### [Collected data]

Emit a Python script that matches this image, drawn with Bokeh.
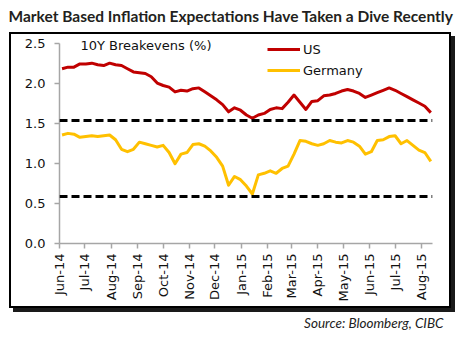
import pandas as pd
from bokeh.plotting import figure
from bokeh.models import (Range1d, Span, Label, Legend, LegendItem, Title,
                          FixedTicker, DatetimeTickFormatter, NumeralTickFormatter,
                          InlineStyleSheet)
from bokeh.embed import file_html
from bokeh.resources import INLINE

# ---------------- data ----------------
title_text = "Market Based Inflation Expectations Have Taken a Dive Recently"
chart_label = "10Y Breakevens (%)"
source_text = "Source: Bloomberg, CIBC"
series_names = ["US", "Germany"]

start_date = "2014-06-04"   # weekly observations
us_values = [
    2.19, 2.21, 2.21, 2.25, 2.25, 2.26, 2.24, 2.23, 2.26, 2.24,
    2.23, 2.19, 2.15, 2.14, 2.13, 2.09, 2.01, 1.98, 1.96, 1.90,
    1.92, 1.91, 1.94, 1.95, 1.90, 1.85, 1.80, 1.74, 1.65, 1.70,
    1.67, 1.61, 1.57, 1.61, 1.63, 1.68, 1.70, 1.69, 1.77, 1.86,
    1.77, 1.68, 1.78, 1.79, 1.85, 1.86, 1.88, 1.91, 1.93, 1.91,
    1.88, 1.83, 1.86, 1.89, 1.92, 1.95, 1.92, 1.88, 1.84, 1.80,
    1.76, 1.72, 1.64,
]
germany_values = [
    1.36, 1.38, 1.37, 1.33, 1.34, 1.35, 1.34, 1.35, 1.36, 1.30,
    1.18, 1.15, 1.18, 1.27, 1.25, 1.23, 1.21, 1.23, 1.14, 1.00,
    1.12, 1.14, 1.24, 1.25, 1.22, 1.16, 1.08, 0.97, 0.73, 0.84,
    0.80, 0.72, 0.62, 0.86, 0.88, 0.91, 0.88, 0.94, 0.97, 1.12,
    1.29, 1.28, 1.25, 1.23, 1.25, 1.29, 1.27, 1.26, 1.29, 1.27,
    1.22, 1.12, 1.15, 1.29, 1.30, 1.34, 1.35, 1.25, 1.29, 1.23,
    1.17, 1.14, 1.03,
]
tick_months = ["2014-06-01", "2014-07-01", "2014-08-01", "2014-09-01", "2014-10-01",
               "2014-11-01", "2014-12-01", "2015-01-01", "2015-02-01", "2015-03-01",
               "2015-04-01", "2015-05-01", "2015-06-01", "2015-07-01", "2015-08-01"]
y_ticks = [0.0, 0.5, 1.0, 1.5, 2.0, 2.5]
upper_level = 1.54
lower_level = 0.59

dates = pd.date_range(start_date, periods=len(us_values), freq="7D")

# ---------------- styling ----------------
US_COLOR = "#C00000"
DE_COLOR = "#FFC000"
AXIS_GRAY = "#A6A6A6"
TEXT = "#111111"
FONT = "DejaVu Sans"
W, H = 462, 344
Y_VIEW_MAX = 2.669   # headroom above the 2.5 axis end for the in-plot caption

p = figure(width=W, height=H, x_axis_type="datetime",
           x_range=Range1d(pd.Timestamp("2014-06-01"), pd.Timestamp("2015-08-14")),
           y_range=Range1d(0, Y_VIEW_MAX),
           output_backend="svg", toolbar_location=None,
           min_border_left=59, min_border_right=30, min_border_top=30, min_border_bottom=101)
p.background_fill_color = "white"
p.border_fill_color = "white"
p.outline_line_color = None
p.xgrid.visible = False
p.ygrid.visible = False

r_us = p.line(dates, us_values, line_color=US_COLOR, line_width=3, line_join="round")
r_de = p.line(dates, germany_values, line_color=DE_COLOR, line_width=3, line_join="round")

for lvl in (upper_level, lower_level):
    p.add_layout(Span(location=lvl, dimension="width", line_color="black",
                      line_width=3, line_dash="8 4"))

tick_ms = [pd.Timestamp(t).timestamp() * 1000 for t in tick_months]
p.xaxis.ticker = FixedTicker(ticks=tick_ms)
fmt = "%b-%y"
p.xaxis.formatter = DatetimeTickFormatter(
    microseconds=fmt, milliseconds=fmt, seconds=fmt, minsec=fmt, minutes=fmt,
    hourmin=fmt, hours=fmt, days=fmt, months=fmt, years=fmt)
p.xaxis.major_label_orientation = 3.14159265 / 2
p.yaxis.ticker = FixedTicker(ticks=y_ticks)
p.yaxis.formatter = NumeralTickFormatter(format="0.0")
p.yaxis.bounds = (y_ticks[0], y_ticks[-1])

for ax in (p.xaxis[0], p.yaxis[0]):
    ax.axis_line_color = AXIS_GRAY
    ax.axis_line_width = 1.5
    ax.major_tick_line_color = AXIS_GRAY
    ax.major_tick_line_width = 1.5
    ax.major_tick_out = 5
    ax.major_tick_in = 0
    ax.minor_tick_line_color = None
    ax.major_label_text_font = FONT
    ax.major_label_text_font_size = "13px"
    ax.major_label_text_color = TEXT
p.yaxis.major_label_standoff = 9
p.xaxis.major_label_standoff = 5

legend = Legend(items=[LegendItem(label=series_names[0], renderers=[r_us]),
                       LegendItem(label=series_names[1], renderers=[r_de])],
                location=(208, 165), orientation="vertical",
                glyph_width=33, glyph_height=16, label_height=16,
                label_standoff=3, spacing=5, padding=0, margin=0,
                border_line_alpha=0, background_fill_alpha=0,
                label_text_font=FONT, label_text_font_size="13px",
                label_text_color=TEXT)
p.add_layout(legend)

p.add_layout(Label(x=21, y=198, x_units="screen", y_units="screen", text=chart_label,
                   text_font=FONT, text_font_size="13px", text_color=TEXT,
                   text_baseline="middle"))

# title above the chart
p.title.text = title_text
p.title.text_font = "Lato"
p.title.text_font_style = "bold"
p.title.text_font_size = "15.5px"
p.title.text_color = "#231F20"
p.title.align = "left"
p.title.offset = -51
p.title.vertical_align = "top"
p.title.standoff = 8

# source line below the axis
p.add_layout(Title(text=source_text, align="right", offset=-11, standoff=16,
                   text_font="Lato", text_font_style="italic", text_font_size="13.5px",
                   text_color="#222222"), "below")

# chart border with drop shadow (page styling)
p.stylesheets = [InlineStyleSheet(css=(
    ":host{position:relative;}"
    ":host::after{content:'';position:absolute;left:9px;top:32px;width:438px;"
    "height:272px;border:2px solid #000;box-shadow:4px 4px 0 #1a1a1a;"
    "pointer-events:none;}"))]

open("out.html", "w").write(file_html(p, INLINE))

### [Do this]
Every line above should be returned word for word, with the pictures left behind.

### [Finished answer]
Emit a Python script that matches this image, drawn with Bokeh.
import pandas as pd
from bokeh.plotting import figure
from bokeh.models import (Range1d, Span, Label, Legend, LegendItem, Title,
                          FixedTicker, DatetimeTickFormatter, NumeralTickFormatter,
                          InlineStyleSheet)
from bokeh.embed import file_html
from bokeh.resources import INLINE

# ---------------- data ----------------
title_text = "Market Based Inflation Expectations Have Taken a Dive Recently"
chart_label = "10Y Breakevens (%)"
source_text = "Source: Bloomberg, CIBC"
series_names = ["US", "Germany"]

start_date = "2014-06-04"   # weekly observations
us_values = [
    2.19, 2.21, 2.21, 2.25, 2.25, 2.26, 2.24, 2.23, 2.26, 2.24,
    2.23, 2.19, 2.15, 2.14, 2.13, 2.09, 2.01, 1.98, 1.96, 1.90,
    1.92, 1.91, 1.94, 1.95, 1.90, 1.85, 1.80, 1.74, 1.65, 1.70,
    1.67, 1.61, 1.57, 1.61, 1.63, 1.68, 1.70, 1.69, 1.77, 1.86,
    1.77, 1.68, 1.78, 1.79, 1.85, 1.86, 1.88, 1.91, 1.93, 1.91,
    1.88, 1.83, 1.86, 1.89, 1.92, 1.95, 1.92, 1.88, 1.84, 1.80,
    1.76, 1.72, 1.64,
]
germany_values = [
    1.36, 1.38, 1.37, 1.33, 1.34, 1.35, 1.34, 1.35, 1.36, 1.30,
    1.18, 1.15, 1.18, 1.27, 1.25, 1.23, 1.21, 1.23, 1.14, 1.00,
    1.12, 1.14, 1.24, 1.25, 1.22, 1.16, 1.08, 0.97, 0.73, 0.84,
    0.80, 0.72, 0.62, 0.86, 0.88, 0.91, 0.88, 0.94, 0.97, 1.12,
    1.29, 1.28, 1.25, 1.23, 1.25, 1.29, 1.27, 1.26, 1.29, 1.27,
    1.22, 1.12, 1.15, 1.29, 1.30, 1.34, 1.35, 1.25, 1.29, 1.23,
    1.17, 1.14, 1.03,
]
tick_months = ["2014-06-01", "2014-07-01", "2014-08-01", "2014-09-01", "2014-10-01",
               "2014-11-01", "2014-12-01", "2015-01-01", "2015-02-01", "2015-03-01",
               "2015-04-01", "2015-05-01", "2015-06-01", "2015-07-01", "2015-08-01"]
y_ticks = [0.0, 0.5, 1.0, 1.5, 2.0, 2.5]
upper_level = 1.54
lower_level = 0.59

dates = pd.date_range(start_date, periods=len(us_values), freq="7D")

# ---------------- styling ----------------
US_COLOR = "#C00000"
DE_COLOR = "#FFC000"
AXIS_GRAY = "#A6A6A6"
TEXT = "#111111"
FONT = "DejaVu Sans"
W, H = 462, 344
Y_VIEW_MAX = 2.669   # headroom above the 2.5 axis end for the in-plot caption

p = figure(width=W, height=H, x_axis_type="datetime",
           x_range=Range1d(pd.Timestamp("2014-06-01"), pd.Timestamp("2015-08-14")),
           y_range=Range1d(0, Y_VIEW_MAX),
           output_backend="svg", toolbar_location=None,
           min_border_left=59, min_border_right=30, min_border_top=30, min_border_bottom=101)
p.background_fill_color = "white"
p.border_fill_color = "white"
p.outline_line_color = None
p.xgrid.visible = False
p.ygrid.visible = False

r_us = p.line(dates, us_values, line_color=US_COLOR, line_width=3, line_join="round")
r_de = p.line(dates, germany_values, line_color=DE_COLOR, line_width=3, line_join="round")

for lvl in (upper_level, lower_level):
    p.add_layout(Span(location=lvl, dimension="width", line_color="black",
                      line_width=3, line_dash="8 4"))

tick_ms = [pd.Timestamp(t).timestamp() * 1000 for t in tick_months]
p.xaxis.ticker = FixedTicker(ticks=tick_ms)
fmt = "%b-%y"
p.xaxis.formatter = DatetimeTickFormatter(
    microseconds=fmt, milliseconds=fmt, seconds=fmt, minsec=fmt, minutes=fmt,
    hourmin=fmt, hours=fmt, days=fmt, months=fmt, years=fmt)
p.xaxis.major_label_orientation = 3.14159265 / 2
p.yaxis.ticker = FixedTicker(ticks=y_ticks)
p.yaxis.formatter = NumeralTickFormatter(format="0.0")
p.yaxis.bounds = (y_ticks[0], y_ticks[-1])

for ax in (p.xaxis[0], p.yaxis[0]):
    ax.axis_line_color = AXIS_GRAY
    ax.axis_line_width = 1.5
    ax.major_tick_line_color = AXIS_GRAY
    ax.major_tick_line_width = 1.5
    ax.major_tick_out = 5
    ax.major_tick_in = 0
    ax.minor_tick_line_color = None
    ax.major_label_text_font = FONT
    ax.major_label_text_font_size = "13px"
    ax.major_label_text_color = TEXT
p.yaxis.major_label_standoff = 9
p.xaxis.major_label_standoff = 5

legend = Legend(items=[LegendItem(label=series_names[0], renderers=[r_us]),
                       LegendItem(label=series_names[1], renderers=[r_de])],
                location=(208, 165), orientation="vertical",
                glyph_width=33, glyph_height=16, label_height=16,
                label_standoff=3, spacing=5, padding=0, margin=0,
                border_line_alpha=0, background_fill_alpha=0,
                label_text_font=FONT, label_text_font_size="13px",
                label_text_color=TEXT)
p.add_layout(legend)

p.add_layout(Label(x=21, y=198, x_units="screen", y_units="screen", text=chart_label,
                   text_font=FONT, text_font_size="13px", text_color=TEXT,
                   text_baseline="middle"))

# title above the chart
p.title.text = title_text
p.title.text_font = "Lato"
p.title.text_font_style = "bold"
p.title.text_font_size = "15.5px"
p.title.text_color = "#231F20"
p.title.align = "left"
p.title.offset = -51
p.title.vertical_align = "top"
p.title.standoff = 8

# source line below the axis
p.add_layout(Title(text=source_text, align="right", offset=-11, standoff=16,
                   text_font="Lato", text_font_style="italic", text_font_size="13.5px",
                   text_color="#222222"), "below")

# chart border with drop shadow (page styling)
p.stylesheets = [InlineStyleSheet(css=(
    ":host{position:relative;}"
    ":host::after{content:'';position:absolute;left:9px;top:32px;width:438px;"
    "height:272px;border:2px solid #000;box-shadow:4px 4px 0 #1a1a1a;"
    "pointer-events:none;}"))]

open("out.html", "w").write(file_html(p, INLINE))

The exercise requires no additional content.